===== RECORD EXTRACTS =====

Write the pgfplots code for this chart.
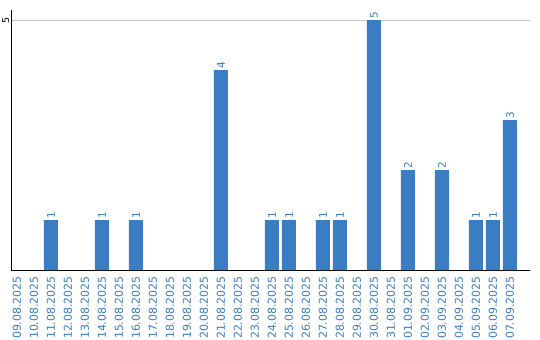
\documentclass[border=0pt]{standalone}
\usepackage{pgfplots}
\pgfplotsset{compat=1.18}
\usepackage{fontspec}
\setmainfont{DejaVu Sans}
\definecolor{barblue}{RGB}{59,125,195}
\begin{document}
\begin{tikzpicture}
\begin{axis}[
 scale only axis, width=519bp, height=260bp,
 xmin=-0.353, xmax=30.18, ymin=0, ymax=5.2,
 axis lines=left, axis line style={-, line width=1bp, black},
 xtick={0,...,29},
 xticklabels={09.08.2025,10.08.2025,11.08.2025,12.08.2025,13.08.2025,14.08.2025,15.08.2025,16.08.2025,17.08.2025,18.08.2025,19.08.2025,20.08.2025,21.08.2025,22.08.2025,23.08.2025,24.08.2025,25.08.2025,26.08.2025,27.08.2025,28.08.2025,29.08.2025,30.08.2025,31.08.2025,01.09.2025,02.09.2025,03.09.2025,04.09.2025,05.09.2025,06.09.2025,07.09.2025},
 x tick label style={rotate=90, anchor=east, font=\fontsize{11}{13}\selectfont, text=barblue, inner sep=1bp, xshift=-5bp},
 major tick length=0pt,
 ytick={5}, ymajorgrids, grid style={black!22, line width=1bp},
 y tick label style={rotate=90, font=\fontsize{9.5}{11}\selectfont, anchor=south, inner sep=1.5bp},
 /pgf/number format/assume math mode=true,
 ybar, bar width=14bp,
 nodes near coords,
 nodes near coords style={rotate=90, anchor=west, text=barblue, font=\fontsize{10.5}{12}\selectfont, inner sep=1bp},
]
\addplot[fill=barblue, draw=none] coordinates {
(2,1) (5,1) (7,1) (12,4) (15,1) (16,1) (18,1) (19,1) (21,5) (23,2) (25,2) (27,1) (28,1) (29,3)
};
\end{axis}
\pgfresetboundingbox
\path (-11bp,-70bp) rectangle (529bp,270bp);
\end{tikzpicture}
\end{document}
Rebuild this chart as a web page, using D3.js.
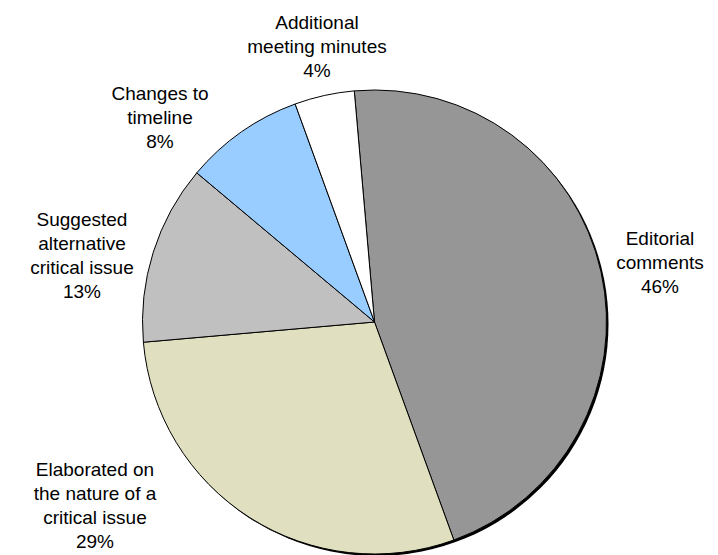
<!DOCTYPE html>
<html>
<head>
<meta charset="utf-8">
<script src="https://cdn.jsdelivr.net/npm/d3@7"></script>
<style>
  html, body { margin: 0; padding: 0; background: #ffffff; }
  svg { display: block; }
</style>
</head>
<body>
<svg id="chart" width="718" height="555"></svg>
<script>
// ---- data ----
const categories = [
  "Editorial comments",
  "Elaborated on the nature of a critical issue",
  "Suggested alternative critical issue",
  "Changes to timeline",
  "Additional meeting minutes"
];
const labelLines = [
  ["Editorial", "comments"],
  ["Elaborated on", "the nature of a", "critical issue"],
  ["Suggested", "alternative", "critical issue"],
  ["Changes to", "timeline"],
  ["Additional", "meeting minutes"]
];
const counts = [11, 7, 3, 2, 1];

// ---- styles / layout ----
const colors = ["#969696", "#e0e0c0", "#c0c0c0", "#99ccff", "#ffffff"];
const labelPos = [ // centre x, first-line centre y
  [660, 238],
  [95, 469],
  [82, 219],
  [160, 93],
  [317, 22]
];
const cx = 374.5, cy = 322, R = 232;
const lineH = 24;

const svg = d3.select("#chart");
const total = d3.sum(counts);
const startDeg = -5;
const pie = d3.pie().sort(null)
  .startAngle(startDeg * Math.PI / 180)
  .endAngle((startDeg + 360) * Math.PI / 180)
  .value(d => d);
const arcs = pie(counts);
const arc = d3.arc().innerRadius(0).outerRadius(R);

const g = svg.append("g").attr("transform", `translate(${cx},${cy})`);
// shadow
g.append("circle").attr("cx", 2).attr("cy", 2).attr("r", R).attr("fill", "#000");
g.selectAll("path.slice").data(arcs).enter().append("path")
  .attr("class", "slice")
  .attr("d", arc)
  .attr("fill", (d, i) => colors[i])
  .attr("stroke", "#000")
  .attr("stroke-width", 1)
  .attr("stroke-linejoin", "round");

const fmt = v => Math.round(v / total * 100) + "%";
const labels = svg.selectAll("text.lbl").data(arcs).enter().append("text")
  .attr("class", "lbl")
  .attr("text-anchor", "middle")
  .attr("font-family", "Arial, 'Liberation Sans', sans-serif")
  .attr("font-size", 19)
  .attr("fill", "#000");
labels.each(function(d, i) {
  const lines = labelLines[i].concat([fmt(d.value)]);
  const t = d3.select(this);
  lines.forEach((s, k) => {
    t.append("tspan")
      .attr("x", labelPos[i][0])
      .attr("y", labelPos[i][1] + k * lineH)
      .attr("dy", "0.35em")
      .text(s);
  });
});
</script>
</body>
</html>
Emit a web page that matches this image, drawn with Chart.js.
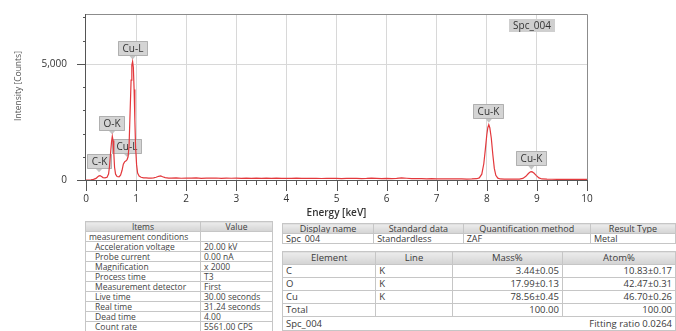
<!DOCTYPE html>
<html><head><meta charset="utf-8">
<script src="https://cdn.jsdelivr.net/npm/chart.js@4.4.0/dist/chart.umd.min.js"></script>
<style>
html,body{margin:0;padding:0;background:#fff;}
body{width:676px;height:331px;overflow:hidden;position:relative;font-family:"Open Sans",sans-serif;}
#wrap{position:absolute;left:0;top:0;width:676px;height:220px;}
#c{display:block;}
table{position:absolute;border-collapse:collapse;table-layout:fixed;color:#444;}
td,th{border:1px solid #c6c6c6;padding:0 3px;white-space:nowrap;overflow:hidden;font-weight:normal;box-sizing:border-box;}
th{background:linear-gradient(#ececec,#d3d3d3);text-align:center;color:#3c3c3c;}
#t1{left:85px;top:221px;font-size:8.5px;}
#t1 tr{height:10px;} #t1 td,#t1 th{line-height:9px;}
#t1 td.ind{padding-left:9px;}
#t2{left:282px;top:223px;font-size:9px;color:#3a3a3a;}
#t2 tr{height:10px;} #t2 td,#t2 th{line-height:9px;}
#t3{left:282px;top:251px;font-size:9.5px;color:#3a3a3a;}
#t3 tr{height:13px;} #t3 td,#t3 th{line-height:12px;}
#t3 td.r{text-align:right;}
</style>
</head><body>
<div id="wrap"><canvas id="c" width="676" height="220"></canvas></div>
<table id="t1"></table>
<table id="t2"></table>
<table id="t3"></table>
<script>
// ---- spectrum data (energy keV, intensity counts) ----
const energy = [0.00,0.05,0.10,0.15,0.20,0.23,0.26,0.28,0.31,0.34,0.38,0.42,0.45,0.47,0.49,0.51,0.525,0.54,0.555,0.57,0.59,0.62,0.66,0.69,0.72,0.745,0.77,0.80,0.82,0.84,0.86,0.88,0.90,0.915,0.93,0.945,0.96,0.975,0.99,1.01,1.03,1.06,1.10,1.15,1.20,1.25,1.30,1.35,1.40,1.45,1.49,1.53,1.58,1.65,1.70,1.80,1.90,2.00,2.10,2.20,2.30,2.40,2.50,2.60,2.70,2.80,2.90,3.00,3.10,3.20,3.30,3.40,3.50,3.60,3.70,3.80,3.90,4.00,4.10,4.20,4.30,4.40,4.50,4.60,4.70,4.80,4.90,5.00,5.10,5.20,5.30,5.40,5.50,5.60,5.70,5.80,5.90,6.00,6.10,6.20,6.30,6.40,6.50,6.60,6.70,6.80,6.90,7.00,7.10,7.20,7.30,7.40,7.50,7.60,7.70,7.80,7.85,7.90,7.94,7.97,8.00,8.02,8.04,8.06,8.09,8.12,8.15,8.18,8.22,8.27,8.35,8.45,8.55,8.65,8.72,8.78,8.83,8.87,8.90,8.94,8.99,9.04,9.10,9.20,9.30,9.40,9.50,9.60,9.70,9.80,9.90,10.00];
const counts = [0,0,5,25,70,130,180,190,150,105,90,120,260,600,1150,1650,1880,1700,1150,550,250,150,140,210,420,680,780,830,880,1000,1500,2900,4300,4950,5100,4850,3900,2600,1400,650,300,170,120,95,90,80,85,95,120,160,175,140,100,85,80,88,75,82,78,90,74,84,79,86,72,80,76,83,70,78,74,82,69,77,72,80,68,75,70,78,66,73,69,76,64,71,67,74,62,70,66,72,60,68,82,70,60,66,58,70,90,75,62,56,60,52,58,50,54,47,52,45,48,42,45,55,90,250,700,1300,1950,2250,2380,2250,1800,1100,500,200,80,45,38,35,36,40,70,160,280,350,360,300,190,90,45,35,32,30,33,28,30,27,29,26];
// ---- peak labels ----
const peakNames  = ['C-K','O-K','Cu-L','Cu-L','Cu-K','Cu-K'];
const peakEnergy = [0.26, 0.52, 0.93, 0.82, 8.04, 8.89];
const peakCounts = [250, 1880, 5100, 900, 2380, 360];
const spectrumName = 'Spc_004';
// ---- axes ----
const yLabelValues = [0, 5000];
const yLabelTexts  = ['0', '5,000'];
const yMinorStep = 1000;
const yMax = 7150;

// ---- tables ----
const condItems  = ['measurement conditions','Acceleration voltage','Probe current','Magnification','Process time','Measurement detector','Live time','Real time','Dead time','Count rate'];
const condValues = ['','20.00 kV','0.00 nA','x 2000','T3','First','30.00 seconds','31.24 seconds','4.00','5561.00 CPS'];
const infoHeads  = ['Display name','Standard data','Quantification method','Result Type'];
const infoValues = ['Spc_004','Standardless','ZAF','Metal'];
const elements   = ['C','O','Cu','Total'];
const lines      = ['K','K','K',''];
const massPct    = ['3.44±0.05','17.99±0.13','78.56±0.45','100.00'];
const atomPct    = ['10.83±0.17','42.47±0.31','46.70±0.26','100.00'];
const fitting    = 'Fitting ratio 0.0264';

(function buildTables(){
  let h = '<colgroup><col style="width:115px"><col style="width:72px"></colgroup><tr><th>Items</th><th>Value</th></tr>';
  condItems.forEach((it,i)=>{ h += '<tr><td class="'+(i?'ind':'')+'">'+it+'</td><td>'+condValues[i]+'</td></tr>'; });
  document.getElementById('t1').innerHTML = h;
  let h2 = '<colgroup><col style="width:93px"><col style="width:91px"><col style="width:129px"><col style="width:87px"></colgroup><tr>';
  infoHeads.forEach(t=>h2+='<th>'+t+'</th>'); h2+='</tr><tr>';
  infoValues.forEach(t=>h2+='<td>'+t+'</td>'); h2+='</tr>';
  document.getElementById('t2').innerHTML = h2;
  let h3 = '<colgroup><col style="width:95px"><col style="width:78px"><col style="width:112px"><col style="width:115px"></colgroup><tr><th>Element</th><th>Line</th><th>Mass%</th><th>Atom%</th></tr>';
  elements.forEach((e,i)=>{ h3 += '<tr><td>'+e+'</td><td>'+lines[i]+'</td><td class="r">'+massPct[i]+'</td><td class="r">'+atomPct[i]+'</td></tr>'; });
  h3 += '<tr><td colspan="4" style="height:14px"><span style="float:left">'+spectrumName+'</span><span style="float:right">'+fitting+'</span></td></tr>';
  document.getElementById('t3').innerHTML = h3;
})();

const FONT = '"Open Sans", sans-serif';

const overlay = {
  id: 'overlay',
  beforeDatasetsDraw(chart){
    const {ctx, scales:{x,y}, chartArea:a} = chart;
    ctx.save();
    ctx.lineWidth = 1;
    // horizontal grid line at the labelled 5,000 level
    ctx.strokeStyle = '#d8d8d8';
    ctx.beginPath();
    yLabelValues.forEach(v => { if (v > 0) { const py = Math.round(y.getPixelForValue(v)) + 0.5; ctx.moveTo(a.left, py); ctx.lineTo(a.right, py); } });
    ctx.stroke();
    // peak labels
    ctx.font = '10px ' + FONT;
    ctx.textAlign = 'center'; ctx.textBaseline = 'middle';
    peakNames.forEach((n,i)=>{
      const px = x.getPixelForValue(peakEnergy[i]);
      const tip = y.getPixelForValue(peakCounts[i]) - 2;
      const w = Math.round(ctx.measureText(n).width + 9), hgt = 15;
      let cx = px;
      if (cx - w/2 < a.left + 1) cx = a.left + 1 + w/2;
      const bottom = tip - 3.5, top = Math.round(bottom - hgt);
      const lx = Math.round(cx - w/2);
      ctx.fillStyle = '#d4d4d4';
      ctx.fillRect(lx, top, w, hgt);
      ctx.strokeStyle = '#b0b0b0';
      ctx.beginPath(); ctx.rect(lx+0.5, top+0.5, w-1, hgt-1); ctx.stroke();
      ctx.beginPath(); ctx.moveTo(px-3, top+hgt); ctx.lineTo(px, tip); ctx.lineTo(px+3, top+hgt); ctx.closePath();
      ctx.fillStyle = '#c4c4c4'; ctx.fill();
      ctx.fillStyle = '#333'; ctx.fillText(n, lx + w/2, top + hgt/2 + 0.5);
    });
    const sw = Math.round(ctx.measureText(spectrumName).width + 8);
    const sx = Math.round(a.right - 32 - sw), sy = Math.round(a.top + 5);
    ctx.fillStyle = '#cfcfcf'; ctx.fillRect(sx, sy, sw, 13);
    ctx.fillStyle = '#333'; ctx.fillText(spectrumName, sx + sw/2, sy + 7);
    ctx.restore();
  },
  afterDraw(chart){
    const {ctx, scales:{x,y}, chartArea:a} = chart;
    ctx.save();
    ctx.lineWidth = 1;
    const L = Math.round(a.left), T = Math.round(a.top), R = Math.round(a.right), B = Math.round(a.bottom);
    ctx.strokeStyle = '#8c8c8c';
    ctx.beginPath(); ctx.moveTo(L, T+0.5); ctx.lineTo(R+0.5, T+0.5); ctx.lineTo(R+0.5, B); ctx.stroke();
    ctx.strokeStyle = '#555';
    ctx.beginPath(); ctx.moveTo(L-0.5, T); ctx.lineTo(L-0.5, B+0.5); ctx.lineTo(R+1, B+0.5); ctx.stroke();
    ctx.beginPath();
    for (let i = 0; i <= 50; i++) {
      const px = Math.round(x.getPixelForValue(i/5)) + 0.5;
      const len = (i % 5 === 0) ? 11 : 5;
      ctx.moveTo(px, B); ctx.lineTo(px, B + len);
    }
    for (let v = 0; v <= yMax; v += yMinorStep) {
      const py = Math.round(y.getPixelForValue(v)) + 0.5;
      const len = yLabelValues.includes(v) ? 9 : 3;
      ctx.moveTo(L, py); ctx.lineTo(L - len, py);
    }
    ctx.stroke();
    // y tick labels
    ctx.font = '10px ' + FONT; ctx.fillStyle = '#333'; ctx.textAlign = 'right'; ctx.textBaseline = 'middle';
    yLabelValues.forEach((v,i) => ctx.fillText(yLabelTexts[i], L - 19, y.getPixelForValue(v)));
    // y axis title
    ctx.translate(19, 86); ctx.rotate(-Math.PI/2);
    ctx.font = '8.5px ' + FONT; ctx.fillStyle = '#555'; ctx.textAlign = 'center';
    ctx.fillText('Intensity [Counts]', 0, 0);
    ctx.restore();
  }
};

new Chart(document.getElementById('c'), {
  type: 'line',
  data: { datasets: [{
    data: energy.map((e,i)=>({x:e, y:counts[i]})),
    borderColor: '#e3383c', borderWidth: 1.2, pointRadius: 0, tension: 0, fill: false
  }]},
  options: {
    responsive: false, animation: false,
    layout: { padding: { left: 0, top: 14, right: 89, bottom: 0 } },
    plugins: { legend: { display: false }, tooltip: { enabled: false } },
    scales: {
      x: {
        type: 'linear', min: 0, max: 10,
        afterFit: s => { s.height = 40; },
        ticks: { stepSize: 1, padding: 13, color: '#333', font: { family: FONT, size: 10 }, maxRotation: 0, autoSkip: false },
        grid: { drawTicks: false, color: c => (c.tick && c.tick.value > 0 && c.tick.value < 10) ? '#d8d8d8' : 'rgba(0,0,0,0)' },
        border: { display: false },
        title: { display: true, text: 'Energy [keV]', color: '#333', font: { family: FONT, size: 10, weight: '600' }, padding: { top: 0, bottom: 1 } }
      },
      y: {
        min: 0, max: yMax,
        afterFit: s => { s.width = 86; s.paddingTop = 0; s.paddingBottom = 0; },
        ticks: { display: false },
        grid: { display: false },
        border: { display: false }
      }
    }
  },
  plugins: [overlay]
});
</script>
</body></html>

=====

How many lines in the records above contain the word "this"? Give only the number.

SOLVED PROBLEM
4